The Words of the Ghomsi Family
Johannesburg, South Africa - Sixteen teenagers from Swaziland and South Africa took part in a camp on Character Education from December 14-26 at Wendywood. The purposes were to help these youths build their character and empower them to deal with the various challenges facing them today, namely, peer pressure, drug abuse, premature sex, teenage pregnancy, sexually-transmitted diseases, HIV infections, rape, crime, and teenage suicide, just to name the major ones.
In opening the camp, Rev. Jean Augustin Ghomsi, Secretary General of UPF Southern Africa, told the youths,
"You are a special generation and you need to look critically at the lifestyle of your friends or what you see on TV and in movie theaters. Do not follow them just because you want to 'fit in' and be 'cool.' You have a great future ahead of you.
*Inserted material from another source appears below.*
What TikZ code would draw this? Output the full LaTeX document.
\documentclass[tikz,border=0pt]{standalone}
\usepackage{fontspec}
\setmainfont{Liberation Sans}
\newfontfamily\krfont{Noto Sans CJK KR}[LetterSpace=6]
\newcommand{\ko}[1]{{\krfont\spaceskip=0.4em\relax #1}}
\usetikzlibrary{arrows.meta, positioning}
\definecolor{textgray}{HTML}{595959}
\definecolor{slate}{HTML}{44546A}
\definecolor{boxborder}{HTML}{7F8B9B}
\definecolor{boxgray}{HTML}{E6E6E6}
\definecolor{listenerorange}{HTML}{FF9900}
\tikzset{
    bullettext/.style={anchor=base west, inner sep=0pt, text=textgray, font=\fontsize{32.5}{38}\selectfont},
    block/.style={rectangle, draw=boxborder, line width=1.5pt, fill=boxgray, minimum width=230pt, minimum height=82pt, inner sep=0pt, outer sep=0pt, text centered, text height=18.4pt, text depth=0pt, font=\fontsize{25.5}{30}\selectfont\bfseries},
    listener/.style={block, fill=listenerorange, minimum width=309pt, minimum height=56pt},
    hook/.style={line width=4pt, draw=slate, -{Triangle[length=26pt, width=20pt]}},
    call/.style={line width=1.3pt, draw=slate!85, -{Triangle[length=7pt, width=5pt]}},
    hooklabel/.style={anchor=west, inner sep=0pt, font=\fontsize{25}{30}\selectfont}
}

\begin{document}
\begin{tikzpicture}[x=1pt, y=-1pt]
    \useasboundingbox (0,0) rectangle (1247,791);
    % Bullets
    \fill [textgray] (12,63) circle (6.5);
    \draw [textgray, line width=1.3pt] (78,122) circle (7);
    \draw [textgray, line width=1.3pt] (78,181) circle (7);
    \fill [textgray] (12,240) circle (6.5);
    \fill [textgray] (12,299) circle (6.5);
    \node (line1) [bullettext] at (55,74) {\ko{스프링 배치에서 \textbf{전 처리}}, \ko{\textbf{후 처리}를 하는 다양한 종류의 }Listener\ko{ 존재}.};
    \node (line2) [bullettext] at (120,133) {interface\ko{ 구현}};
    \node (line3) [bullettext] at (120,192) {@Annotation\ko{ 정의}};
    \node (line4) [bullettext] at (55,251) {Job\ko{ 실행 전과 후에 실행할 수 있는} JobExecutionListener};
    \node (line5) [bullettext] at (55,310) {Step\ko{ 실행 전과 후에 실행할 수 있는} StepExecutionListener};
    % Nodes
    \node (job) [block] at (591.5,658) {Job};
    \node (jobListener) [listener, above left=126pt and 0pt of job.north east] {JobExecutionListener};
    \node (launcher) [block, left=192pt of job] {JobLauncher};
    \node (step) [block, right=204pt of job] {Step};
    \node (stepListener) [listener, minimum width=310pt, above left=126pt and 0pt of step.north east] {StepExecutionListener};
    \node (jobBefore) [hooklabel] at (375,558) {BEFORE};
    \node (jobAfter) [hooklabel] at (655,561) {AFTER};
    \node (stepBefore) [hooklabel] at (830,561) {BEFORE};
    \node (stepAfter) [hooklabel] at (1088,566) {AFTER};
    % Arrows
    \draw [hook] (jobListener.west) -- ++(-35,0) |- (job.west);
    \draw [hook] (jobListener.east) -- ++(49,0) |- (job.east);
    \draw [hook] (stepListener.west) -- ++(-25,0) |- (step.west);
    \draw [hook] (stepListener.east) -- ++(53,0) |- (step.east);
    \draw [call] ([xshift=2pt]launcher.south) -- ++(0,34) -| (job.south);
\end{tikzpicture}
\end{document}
Don't waste it by indulging yourselves in satisfying immediate desires or trying to follow the crowd."
He encouraged them to follow their dream and focus on building their character to become true children of God. "Youth is the most important time in your life," he said. "This is the time to sow good seeds so as to harvest the best fruits in your old age."
The youths were encouraged to develop unity of heart, thought, and godly lifestyle as a way to become exemplary children and patriots as well as to deal with life's challenges. The autobiography of the UPF founder, Rev. Sun Myung Moon, was read, with emphasis on his early life. Through his example of devotion and dedication to heaven, the youths could learn valuable lessons. They were impressed by his adventurous and sacrificial spirit and his non-conventional life.
They were also taught life skills, including how to deal with peer pressure and how to resist being drawn into harmful activities. One of them who was having problems with a stepmother and her children gained insights about how to love and serve them so as to ease the pressure on her father and promote peace in the family. They were encouraged to develop better relationships with their parents and siblings.
Mrs. Margita Merkel-Welman highlighted the necessity of character education for holistic human development and explained character formation as a combination of virtues and vices. Vices are bad habits, and virtues as good habits developed as a regular pattern of actions, depending on the daily choices we make, starting in the mind with our aspirations, desires, imaginations which flow into our attitudes and words and expressed in patterns of behavior.
The crisis that teenagers face as their intellect and deductive skills develop and they become aware of peoples' faults and weaknesses was easily understood and confirmed by the participants.
In dealing with good and evil, Mrs. Welman emphasized that "although society and the environment play a significant role in influencing our perception of reality and we tend to want to shift the responsibility to the outer world, if we stay firmly on the side of good we will not be influenced in the wrong direction. She gave examples of saints, sages, and patriots who strove to do what is morally good, advanced their respective societies to a level of betterment for the whole.
Concerning the issue of freedom, she helped them to understand that true freedom cannot be found in doing evil but only in doing good. We need to listen to the voice of our conscience in order to be always on the side of goodness. "However," she said, "when we act against the voice of our conscience, a force or energy is released and becomes guilt. Guilt is healthy psychologically when it warns us that we are going in the wrong direction; it's like the pain we feel when we put our hand in the fire." She encouraged everyone to follow the Golden Rule, "Do to others what you would like them do to you."
In teaching about character building, Rev. Ghomsi emphasized the importance of mastering the influences of our senses and, even more importantly, the words that we speak. He said, "words are not as innocent as we think. There are certain words that we have to completely remove from our vocabulary, such as swear words, insults, and belittling words." He gave some biblical examples. "You are what you speak," he said. "If you want to be great in life, think first before you say something. Do not use words lightly. Once something is spoken, you can't take it back."
Many times the participants made the purity pledge, promising to keep themselves pure by not touching or allowing themselves to be touched sexually by the opposite sex. One of them had a profound experience during one these pledge sessions. "At first, it seemed like a joke," he said. "But as the days went by I realized how serious this was for my life and my family. I cried."
Beside the normal program, they also enjoyed games like pool, yut (a traditional Korean game), basketball, card games, and performances by the WAIT team.
At the end, prizes were given to the top three participants, both boys and girls, as well as for teamwork.